Mistakes that create chips, cracks, and melted edges
Most bad acrylic cuts come from the same few errors, and they are easy to spot once you know what they look like. I treat them as warning signs, not random bad luck.
- Using a dull blade - it rubs more than it cuts, which heats the edge and leaves a rough finish.
- Letting the sheet flex - vibration is the fastest route to hairline cracks and chipped corners.
- Feeding too fast - the blade loses its clean bite and starts to chatter or melt the surface.
- Trying to score thick stock - once the sheet gets too thick, the snap is no longer predictable.
- Removing support too early - the offcut can break away suddenly as the cut finishes.
- Rushing the finish - a rough edge is often better recut than heavily sanded back into shape.

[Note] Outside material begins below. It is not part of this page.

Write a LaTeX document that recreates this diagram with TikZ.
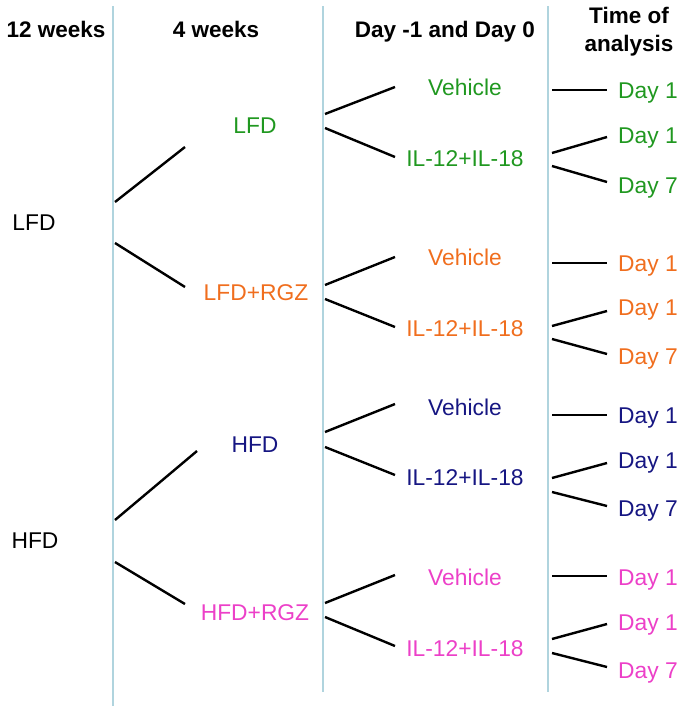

When I see a cut going wrong, I do not try to rescue it with more force. I stop, adjust the blade or support, and make a cleaner pass. Acrylic usually gives me one warning before it fails; the trick is paying attention early enough to use it.
When a laser or pre-cut panel is the smarter move
There are jobs where I would not bother hand-cutting acrylic at all. If the part has a complex outline, needs a polished edge, or must fit a repeatable dimension for production work, laser cutting or CNC routing is the cleaner answer. Laser cutting is especially strong for intricate shapes, though it can leave heat stress that may need post-processing if the part will live under load or in a demanding environment.
| Situation | Better choice | Why it wins |
|---|---|---|
| One straight trim cut on thin sheet | Score and snap | Fast, low cost, and easy to control |
| Long straight panels in thicker stock | Table saw or circular saw | Cleaner control and better edge consistency |
| Decorative shapes or logos | Laser cut | Best accuracy and best fit for detail |
| Repeated parts for a job run | CNC or shop-fabricated panels | Consistency matters more than speed here |
| Visible display pieces with zero room for error | Pre-cut sheet or outsourced fabrication | Less waste and fewer edge defects |
I also choose a pre-cut panel when the project cost is higher than the time saved by doing it myself. That is not being cautious for its own sake; it is just good fabrication discipline. The best cut is sometimes the one you never have to troubleshoot.
The rule I use before I start the cut
If the cut is straight, the sheet is not too thick, and I can clamp it properly, I cut acrylic myself without much hesitation. If the part is thick, visible, or expensive to replace, I switch to a better method or send it out. That simple check keeps acrylic in the category it belongs in: manageable, but only when I respect the material and the limits of the tool.